Ce mardi 30 janvier, le personnel d'Ehpad, les maisons de retraite médicalisées, est en grève. Une mobilisation nationale inédite des soignants, soutenus par certains directeurs d'établissements, comme Micheline Keiling, directrice de l'Ehpad Saint Arbogast à Strasbourg.
En ce début d'après-midi, l'Ehpad Saint Arbogast à Strasbourg est momentanément à l'arrêt. Micheline Keiling, directrice de l'établissement, a convoqué l'ensemble du personnel dans le hall d'accueil, le temps de faire le point sur la mobilisation du jour. Médecins, infirmiers, aides-soignants, agents de service et même quelques résidents et leurs familles. Ils sont tous là.
A 59 ans, Micheline Keiling, infirmière de formation, considère son personnel comme « sa deuxième famille ». Elle est totalement solidaire de leur mobilisation. « Je pense que nous, directeurs d'établissement, devons participer à ce mouvement pour dénoncer la situation actuelle. On est tous dans la galère. » Cela fait quinze ans qu'elle dirige cet Ehpad. Le matin même, elle s'est rendue à la mobilisation organisée sur la place Kléber, accompagnée de dix de ses salariés.
Ses revendications sont les mêmes que celles du personnel : plus de moyens et plus d'effectifs. En journée, l'établissement tourne avec six aides-soignantes le matin et cinq l'après-midi pour 82 résidents, dont 50 grands dépendants. La nuit, c'est une aide soignante et un agent de service pour le même nombre de résidents répartis sur quatre étages. « C'est là que ça pêche », explique la directrice. Nathalie, aide-soignante, confirme : « Il suffit d'un incident et ça devient l'horreur ». Cette mère de deux enfants en bas âge se lève tous les jours à quatre heures du matin et passe une heure et demi dans les transports pour venir travailler à l'Ehpad. Elle travaille en moyenne sept heures par jours pour un salaire mensuel de 1300 euros. « Sept heures, c'est vraiment le minimum. S'il y a un imprévu, un résident qui fait une chute, une crise d'angoisse ou un décès, on n'a pas le choix, on doit rester. Et ça arrive souvent ». Nathalie et ses collègues sont en état de fatigue psychologique et physique.

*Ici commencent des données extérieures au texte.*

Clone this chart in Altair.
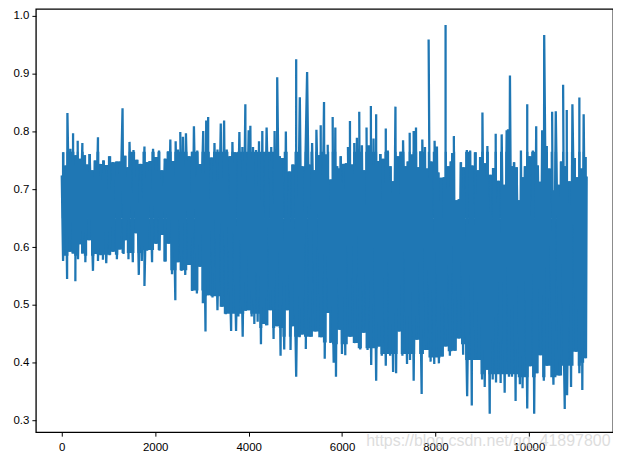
import altair as alt
import pandas as pd

hi_x = [0,28,85,121,185,242,298,341,384,441,497,540,597,654,711,775,832,895,952,1023,1094,1180,1237,1301,1357,1414,1450,1535,1606,1684,1770,1827,1883,1954,2018,2082,2139,2217,2274,2324,2381,2438,2487,2537,2594,2658,2722,2800,2829,2900,2956,3028,3092,3134,3205,3269,3333,3404,3475,3532,3603,3653,3710,3802,3866,3930,4001,4037,4094,4158,4222,4293,4385,4484,4556,4612,4669,4705,4797,4875,4946,5018,5096,5145,5252,
5288,5359,5401,5451,5501,5543,5614,5664,5693,5757,5799,5856,5899,5927,5970,6027,6084,6126,6169,6211,6261,6318,6368,6425,6467,6524,6574,6617,6674,6730,6773,6816,6880,6936,6979,7036,7093,7143,7192,7256,7306,7363,7405,7448,7491,7533,7583,7633,7675,7718,7775,7818,7853,7903,7981,8031,8059,8116,8180,8216,8273,8329,8358,8393,8450,8500,8542,8599,8671,8742,8784,8855,8912,8955,9005,9054,9111,9175,9239,9289,9346,9417,9466,9523,9552,9594,9637,9680,9737,9793,9829,9871,9914,9964,10014,10085,10156,10191,10234,10284,10327,10383,10433,10497,10525,10575,10632,10689,10732,10774,10810,10867,10931,10980,11030,11080,11129,11172,11215,11236]
hi_y = [.724,.764,.741,.832,.770,.797,.759,.784,.753,.780,.759,.743,.761,.733,.750,.790,.744,.750,.742,.757,.747,.748,.748,.840,.758,.738,.782,.768,.751,.744,.774,.747,.749,.770,.756,.767,.733,.753,.766,.786,.749,.783,.769,.799,.791,.797,.757,.765,.809,.767,.744,.801,.819,.825,.755,.780,.769,.814,.819,.769,.757,.782,.764,.799,.773,.847,.802,.810,.773,.768,.783,.801,.807,.773,.801,.894,.757,.754,.800,.731,.743,.925,.859,.740,.903,
.743,.780,.733,.803,.759,.811,.851,.760,.777,.717,.825,.807,.740,.736,.757,.744,.745,.773,.818,.743,.780,.789,.834,.776,.733,.807,.776,.844,.788,.830,.749,.761,.753,.805,.767,.740,.714,.843,.757,.765,.785,.740,.748,.798,.760,.801,.807,.738,.766,.786,.773,.736,.959,.748,.784,.774,.729,.720,.721,.984,.740,.748,.763,.792,.681,.683,.747,.738,.768,.767,.741,.764,.733,.756,.833,.745,.775,.725,.737,.796,.715,.795,.708,.802,.804,.897,.740,.747,.738,.681,.767,.721,.740,.847,.757,.767,.809,.741,.713,.802,.967,.775,.736,.834,.698,.835,.708,.748,.881,.740,.837,.714,.847,.754,.721,.859,.736,.830,.756,.722]

lo_x = [28,114,171,242,291,348,384,441,505,583,668,725,775,832,881,952,1023,1094,1180,1237,1322,1357,1428,1521,1592,1649,1713,1770,1827,1933,2018,2089,2139,2210,2288,2360,2431,2480,2566,2644,2729,2793,2893,2956,3020,3077,3134,3227,3333,3426,3511,3625,3731,3781,3873,3937,4008,4065,4122,4193,4264,4321,4378,4470,4534,4605,4684,4762,4826,4897,4932,5018,5089,5145,5224,
5323,5430,5551,5629,5714,5750,5821,5870,5949,5998,6069,6176,6283,6389,6460,6546,6624,6730,6794,6851,6936,7029,7093,7157,7221,7292,7391,7455,7533,7597,7704,7803,7896,7974,8073,8145,8216,8308,8415,8500,8592,8678,8777,8862,8933,8997,9054,9104,9161,9225,9296,9395,9481,9573,9637,9715,9807,9864,9964,10021,10113,10170,10248,10319,10390,10525,10653,10767,10817,10902,11009,11080,11143,11222]
lo_y = [.576,.545,.592,.589,.541,.579,.605,.589,.574,.612,.559,.588,.576,.586,.578,.572,.586,.592,.579,.596,.588,.612,.579,.574,.624,.552,.576,.533,.594,.574,.606,.594,.621,.575,.606,.553,.508,.574,.559,.552,.569,.524,.520,.566,.503,.454,.517,.513,.491,.497,.484,.455,.455,.480,.445,.490,.491,.480,.467,.471,.432,.467,.465,.491,.441,.463,.412,.423,.491,.422,.463,.376,.444,.449,.424,
.445,.454,.444,.407,.486,.434,.400,.376,.457,.415,.413,.445,.434,.423,.452,.422,.396,.369,.428,.412,.395,.412,.384,.382,.454,.412,.398,.405,.369,.440,.346,.422,.402,.398,.399,.411,.428,.412,.421,.442,.414,.342,.326,.405,.405,.371,.358,.388,.312,.371,.366,.365,.348,.376,.376,.334,.363,.356,.321,.394,.312,.382,.413,.369,.395,.362,.378,.320,.344,.358,.419,.382,.353,.408]

# Lowest level the dense part of the trace keeps reaching, read along x.
floor_x = [0,400,1000,1500,2000,2400,2900,3200,3600,4000,4500,5000,5500,6000,6500,7000,7500,8000,8400,8500,8700,9000,9500,10000,10500,11000,11236]
floor_y = [.585,.585,.587,.590,.595,.560,.525,.515,.485,.485,.460,.445,.435,.432,.425,.415,.415,.409,.420,.432,.405,.380,.380,.375,.375,.395,.400]
ceiling = 0.765
centre = 0.65

x_ticks = [0, 2000, 4000, 6000, 8000, 10000]
y_ticks = [0.3, 0.4, 0.5, 0.6, 0.7, 0.8, 0.9, 1.0]
watermark = "https://blog.csdn.net/qq_41897800"

# Walk peaks and troughs in x order so the trace keeps swinging between them,
# returning to the nearest reading of the other kind where two of a kind follow each other.
hi_pts = list(zip(hi_x, hi_y))
lo_pts = list(zip(lo_x, lo_y))
merged = sorted([(p[0], p[1], "h") for p in hi_pts] + [(p[0], p[1], "l") for p in lo_pts], key=lambda p: p[0])
xs, ys = [], []
last = None
for x, y, kind in merged:
    if kind == last:
        other = lo_pts if kind == "h" else hi_pts
        ox, oy = min(other, key=lambda p: abs(p[0] - x))
        xs.append(ox)
        ys.append(oy)
    xs.append(x)
    ys.append(y)
    last = kind

df = pd.DataFrame({"i": range(len(xs)), "x": xs, "y": ys})


def floor_at(x):
    j = min(range(len(floor_x)), key=lambda k: abs(floor_x[k] - x))
    return floor_y[j]


upper = pd.DataFrame({"x": hi_x, "edge": [min(v, ceiling) for v in hi_y], "mid": centre})
lower = pd.DataFrame({"x": lo_x, "edge": [max(v, floor_at(x)) for x, v in zip(lo_x, lo_y)], "mid": centre})

font = "Liberation Sans"
x_scale = alt.Scale(domain=[-554, 11800], nice=False, zero=False)
y_scale = alt.Scale(domain=[0.28, 1.012], nice=False, zero=False)
line = (
    alt.Chart(df)
    .mark_line(color="#1f77b4", strokeWidth=2.3, strokeJoin="bevel", clip=True)
    .encode(
        x=alt.X("x:Q", scale=x_scale,
                axis=alt.Axis(values=x_ticks, title=None, grid=False, domain=False, format="d",
                              tickColor="black", tickSize=4, labelColor="black", labelFont=font,
                              labelFontSize=11.5, labelPadding=5, labelFlush=False)),
        y=alt.Y("y:Q", scale=y_scale,
                axis=alt.Axis(values=y_ticks, title=None, grid=False, domain=False, format=".1f",
                              tickColor="black", tickSize=4, labelColor="black", labelFont=font,
                              labelFontSize=11.5, labelPadding=3)),
        order="i:Q",
    )
)


def dense_part(frame):
    return (
        alt.Chart(frame)
        .mark_area(color="#1f77b4", opacity=1, clip=True, interpolate="step")
        .encode(x=alt.X("x:Q", scale=x_scale), y=alt.Y("edge:Q", scale=y_scale), y2="mid:Q")
    )


mark_text = (
    alt.Chart(pd.DataFrame({"t": [watermark]}))
    .mark_text(font=font, fontSize=16, color="#c8c8c8", opacity=0.6, align="right", baseline="middle", clip=False)
    .encode(text="t:N", x=alt.value(577), y=alt.value(434))
)
chart = (
    alt.layer(dense_part(upper), dense_part(lower), line, mark_text)
    .properties(
        width=579.5,
        height=425,
        padding={"left": 28, "top": 0, "right": 0, "bottom": 20},
        autosize=alt.AutoSizeParams(type="none"),
    )
    .configure_view(stroke="black", strokeWidth=1.3)
)
chart.save("out.html", embed_options={"renderer": "svg", "actions": False})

Dorcas en est un parfait exemple. Cette aide-soignante de 46 ans reprend le travail, malgré une lombalgie. « Je me suis blessée en soulevant un résident », raconte-t-elle. Après cinq jours d'arrêt, elle boite toujours. Avant de prendre son service, Dorcas jette un coup d'oeil au planning : 20 résidents en sept heures. Elle commence par Mme Warter, « une résidente complètement dépendante et très angoissée». Malgré la douleur, Dorcas la soulève pour qu'elle puisse se rendre à la salle de bain. Au même moment, son téléphone sonne. C'est un autre résident qui a besoin d'aide. Mais pas le temps de décrocher, Dorcas doit accompagner Mme Warter à la salle de bain. Quelques minutes plus tard, c'est la voisine de Mme Warter qui demande de l'aide. Cette fois, Dorcas s'interrompt. « Je dois m'en occuper tout de suite, sinon elle angoisse ». Malgré la charge de travail, l'aide-soignante garde le sourire.
Pour les familles qui payent 61 euros par jour, soit 1800 euros par mois, cette situation est intolérable. « On a de bonnes relations avec tout le personnel, on sent qu'ils font ce qu'ils peuvent, mais il est évident qu'il y a un manque d'effectif », s'agace Nicole, dont la mère âgée de 94 ans est hébergée à l'Ehpad Saint Arbogast. « Ce que je ne supporte pas, c'est le turnover. Elle n'a pas de soignant référent. Il n'y a donc pas de suivi dans les soins. »
A 14 heures 30, Micheline Keiling sonne la fin du rassemblement. Le personnel, lui, retourne travailler avec l'espoir de voir les choses bientôt changer.